Justice  /  Comment

What to an American Is the Fourth of July?

Power comes before freedom, not the other way around.
Denise Cathey/Associated Press

As we know all too well today, wealthy white American men did not stop rebelling when they won the American Revolution, when they gained the power to protect their declared independence. They continued to rebel to keep their power. They, “the Patriots.” The rest of us have continued our rebellions because we have yet to gain the power to be free. The resisting rest of us, “the unpatriotic.”

On this Fourth of July, the rest of us—and our wealthy white male allies—should be celebrating our ongoing struggles for freedom and not celebrating as if we are free. We should be celebrating our disobedience, turbulence, insolence, and discontent about inequities and injustices in all forms.

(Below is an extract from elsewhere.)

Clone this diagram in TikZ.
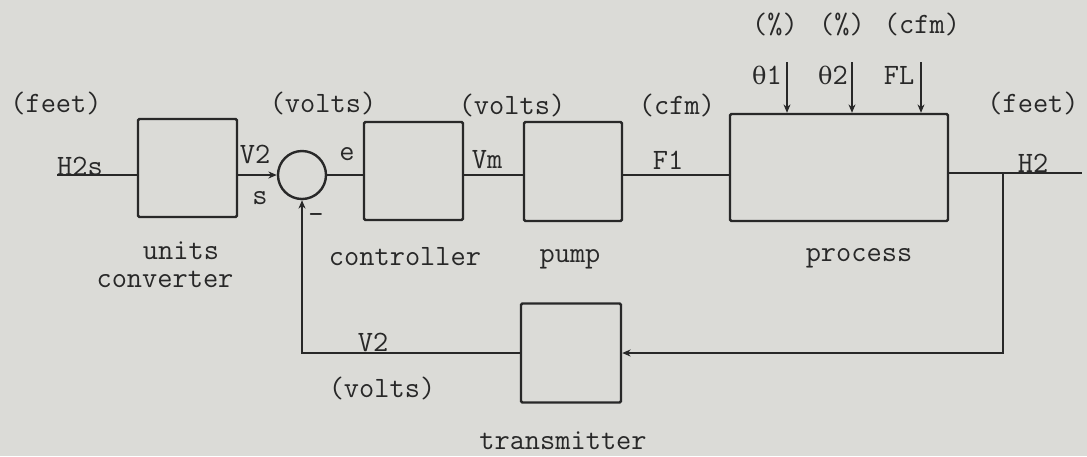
\documentclass[tikz,border=0pt]{standalone}
\usepackage{fontspec}
\newfontfamily\grk{DejaVu Serif}
\usetikzlibrary{arrows.meta}
\definecolor{paper}{RGB}{219,219,215}
\definecolor{ink}{RGB}{40,40,40}
\tikzset{blk/.style={draw=ink,line width=1.7pt,rounded corners=1pt,inner sep=0pt},
  lbl/.style={text=ink,inner sep=0pt,font=\fontsize{21}{23}\selectfont\ttfamily}}
\newcommand{\thta}{{\grk\fontsize{17}{20}\selectfont θ}}
\begin{document}
\begin{tikzpicture}[x=0.025cm,y=-0.025cm,line width=1.7pt,draw=ink,>={Stealth[length=6pt,width=5pt]}]
\fill[paper] (0,0) rectangle (1087,456);
\useasboundingbox (0,0) rectangle (1087,456);
% blocks
\node[blk,minimum width=2.475cm,minimum height=2.45cm] (conv) at (187.5,168) {};
\node[draw=ink,line width=1.7pt,circle,minimum size=1.2cm,inner sep=0pt] (sum) at (302,175) {};
\node[blk,minimum width=2.475cm,minimum height=2.45cm] (ctrl) at (413.5,171) {};
\node[blk,minimum width=2.45cm,minimum height=2.475cm] (pump) at (573,171.5) {};
\node[blk,minimum width=5.45cm,minimum height=2.675cm] (proc) at (839,167.5) {};
\node[blk,minimum width=2.5cm,minimum height=2.475cm] (trans) at (571,353) {};
\coordinate (in) at (57,175);
\coordinate (out) at (1082,173);
\coordinate (br) at (1003,173);
\coordinate (d1) at (787,62);
\coordinate (d2) at (852,62);
\coordinate (d3) at (921,62);
% main path
\draw (in) -- (in -| conv.west);
\draw[->] (conv.east |- sum) -- (sum.west);
\draw (sum.east) -- (sum -| ctrl.west);
\draw (ctrl.east |- sum) -- (sum -| pump.west);
\draw (pump.east |- sum) -- (sum -| proc.west);
\draw (proc.east |- out) -- (out);
\draw[->] (br) |- (trans.east);
\draw[->] (trans.west) -| (sum.south);
\foreach \d in {d1,d2,d3}{\draw[->,line width=.8pt] (\d) -- (\d |- proc.north);}
% labels
\node[lbl] (ftin) at (56,103) {(feet)};
\node[lbl] (h2s) at (80,166) {H2s};
\node[lbl] (v2a) at (255,154) {V2};
\node[lbl] (sgn) at (260,198) {s};
\node[lbl] (vlta) at (323,103) {(volts)};
\node[lbl] (err) at (347,154) {e};
\node[lbl] (neg) at (316,219) {-};
\node[lbl] (unt) at (181,251) {units};
\node[lbl] (cnv) at (165,279) {converter};
\node[lbl] (ctl) at (405,257) {controller};
\node[lbl] (vm) at (487,160) {Vm};
\node[lbl] (vltb) at (512,105) {(volts)};
\node[lbl] (pmp) at (570,259) {pump};
\node[lbl] (f1) at (668,160) {F1};
\node[lbl] (cfma) at (677,105) {(cfm)};
\node[lbl] (prc) at (859,258) {process};
\node[lbl] (pc1) at (775,24) {(\%)};
\node[lbl] (pc2) at (842,24) {(\%)};
\node[lbl] (cfmb) at (922,24) {(cfm)};
\node[lbl] (th1) at (767,75) {\thta1};
\node[lbl] (th2) at (833,75) {\thta2};
\node[lbl] (fl) at (899,75) {FL};
\node[lbl] (ftout) at (1033,103) {(feet)};
\node[lbl] (h2) at (1033,163) {H2};
\node[lbl] (v2b) at (373,342) {V2};
\node[lbl] (vltc) at (382,388) {(volts)};
\node[lbl] (trm) at (563,441) {transmitter};
\end{tikzpicture}
\end{document}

We should be celebrating our form of patriotism that they call unpatriotic, our historic struggle to extend power and freedom to every single American. This is our American project.

Because power comes before freedom, not the other way around. Power creates freedom, not the other way around. We can’t be free unless we have power. Freedom is not the power to make choices. Freedom is the power to create choices. And to have the power to shape policy is the power to create choices. That is why power is in the hands of the policy maker.

English power created the choices and policies that the white Founding Fathers were forced to abide by, which they rebelled against, just as American power created the choices and policies that the rest of us were forced to abide by, which we’ve since rebelled against. Only power gave those rich white American men freedom from the rich white British men.

Power freed them to trade with merchants and planters outside the British Empire. They could buy and sell slave-grown and manufactured products from anyone. They were no longer absolutely subjected to British capital and merchants and taxes and laws. The 13 colonies were no more, even though Abigail Adams’s Ladies, my enslaved ancestors, working-class whites, and Native Americans were, in many ways, still colonized after the founding of the United States. Only power will one day give the rest of us freedom within this nation founded by white men, for white men, as those white men have said repeatedly.

Our American project is not built on the idea that we became free in 1776 or any year thereafter, but that we are fighting for freedom, oftentimes from the economic and political interests that became free on 1776.